Repeat all of the material below exactly as written, images excluded.

——

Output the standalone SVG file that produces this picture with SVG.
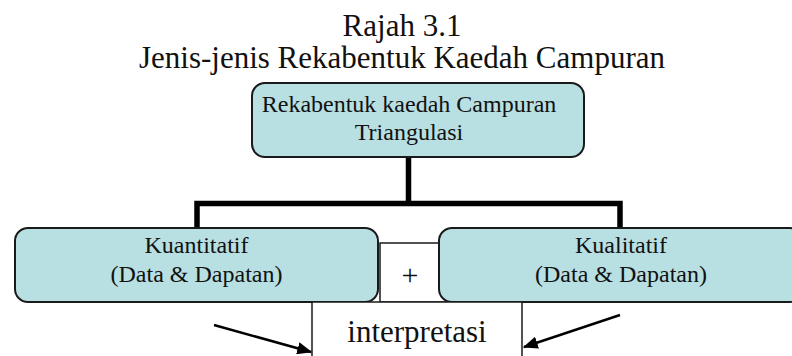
<svg xmlns="http://www.w3.org/2000/svg" width="792" height="356" viewBox="0 0 792 356">
<style>
.t{font-family:"Liberation Serif","Times New Roman",serif;fill:#111;text-anchor:middle}
.box{fill:#b8dfe2;stroke:#1a1a1a;stroke-width:2}
.wbox{fill:#fff;stroke:#1a1a1a;stroke-width:1.5}
.conn{fill:none;stroke:#000;stroke-width:5.5}
.arr{stroke:#000;stroke-width:2.5;marker-end:url(#ah)}
</style>
<defs>
<marker id="ah" markerWidth="6" markerHeight="5" refX="5.5" refY="2.5" orient="auto" markerUnits="strokeWidth">
<path d="M0,0 L6,2.5 L0,5 z" fill="#000"/>
</marker>
</defs>
<g id="title">
<text class="t" x="402" y="36" font-size="31">Rajah 3.1</text>
<text class="t" x="402" y="68" font-size="31">Jenis-jenis Rekabentuk Kaedah Campuran</text>
</g>
<g id="connectors">
<path class="conn" d="M408.5,157 V203.5 M197,228 V203.5 H620 V228"/>
</g>
<g id="top">
<rect class="box" x="252" y="83" width="332" height="74" rx="13"/>
<text class="t" x="409" y="112" font-size="24">Rekabentuk kaedah Campuran</text>
<text class="t" x="409" y="140" font-size="24">Triangulasi</text>
</g>
<g id="plus">
<rect class="wbox" x="380" y="243" width="66" height="59"/>
<text class="t" x="410" y="285" font-size="30">+</text>
</g>
<g id="kuantitatif">
<rect class="box" x="15" y="228" width="363" height="74" rx="13"/>
<text class="t" x="196.5" y="253" font-size="24">Kuantitatif</text>
<text class="t" x="196.5" y="282" font-size="24">(Data &amp; Dapatan)</text>
</g>
<g id="kualitatif">
<rect class="box" x="439" y="228" width="364" height="74" rx="13"/>
<text class="t" x="621" y="253" font-size="24">Kualitatif</text>
<text class="t" x="621" y="282" font-size="24">(Data &amp; Dapatan)</text>
</g>
<g id="interpretasi">
<rect class="wbox" x="312" y="302" width="210" height="70"/>
<text class="t" x="417" y="342" font-size="31">interpretasi</text>
</g>
<g id="arrows">
<line class="arr" x1="214" y1="325" x2="311" y2="352"/>
<line class="arr" x1="620" y1="315" x2="524" y2="347"/>
</g>
</svg>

——

## WORKED SOLUTION
Output the standalone SVG file that produces this picture with SVG.
<svg xmlns="http://www.w3.org/2000/svg" width="792" height="356" viewBox="0 0 792 356">
<style>
.t{font-family:"Liberation Serif","Times New Roman",serif;fill:#111;text-anchor:middle}
.box{fill:#b8dfe2;stroke:#1a1a1a;stroke-width:2}
.wbox{fill:#fff;stroke:#1a1a1a;stroke-width:1.5}
.conn{fill:none;stroke:#000;stroke-width:5.5}
.arr{stroke:#000;stroke-width:2.5;marker-end:url(#ah)}
</style>
<defs>
<marker id="ah" markerWidth="6" markerHeight="5" refX="5.5" refY="2.5" orient="auto" markerUnits="strokeWidth">
<path d="M0,0 L6,2.5 L0,5 z" fill="#000"/>
</marker>
</defs>
<g id="title">
<text class="t" x="402" y="36" font-size="31">Rajah 3.1</text>
<text class="t" x="402" y="68" font-size="31">Jenis-jenis Rekabentuk Kaedah Campuran</text>
</g>
<g id="connectors">
<path class="conn" d="M408.5,157 V203.5 M197,228 V203.5 H620 V228"/>
</g>
<g id="top">
<rect class="box" x="252" y="83" width="332" height="74" rx="13"/>
<text class="t" x="409" y="112" font-size="24">Rekabentuk kaedah Campuran</text>
<text class="t" x="409" y="140" font-size="24">Triangulasi</text>
</g>
<g id="plus">
<rect class="wbox" x="380" y="243" width="66" height="59"/>
<text class="t" x="410" y="285" font-size="30">+</text>
</g>
<g id="kuantitatif">
<rect class="box" x="15" y="228" width="363" height="74" rx="13"/>
<text class="t" x="196.5" y="253" font-size="24">Kuantitatif</text>
<text class="t" x="196.5" y="282" font-size="24">(Data &amp; Dapatan)</text>
</g>
<g id="kualitatif">
<rect class="box" x="439" y="228" width="364" height="74" rx="13"/>
<text class="t" x="621" y="253" font-size="24">Kualitatif</text>
<text class="t" x="621" y="282" font-size="24">(Data &amp; Dapatan)</text>
</g>
<g id="interpretasi">
<rect class="wbox" x="312" y="302" width="210" height="70"/>
<text class="t" x="417" y="342" font-size="31">interpretasi</text>
</g>
<g id="arrows">
<line class="arr" x1="214" y1="325" x2="311" y2="352"/>
<line class="arr" x1="620" y1="315" x2="524" y2="347"/>
</g>
</svg>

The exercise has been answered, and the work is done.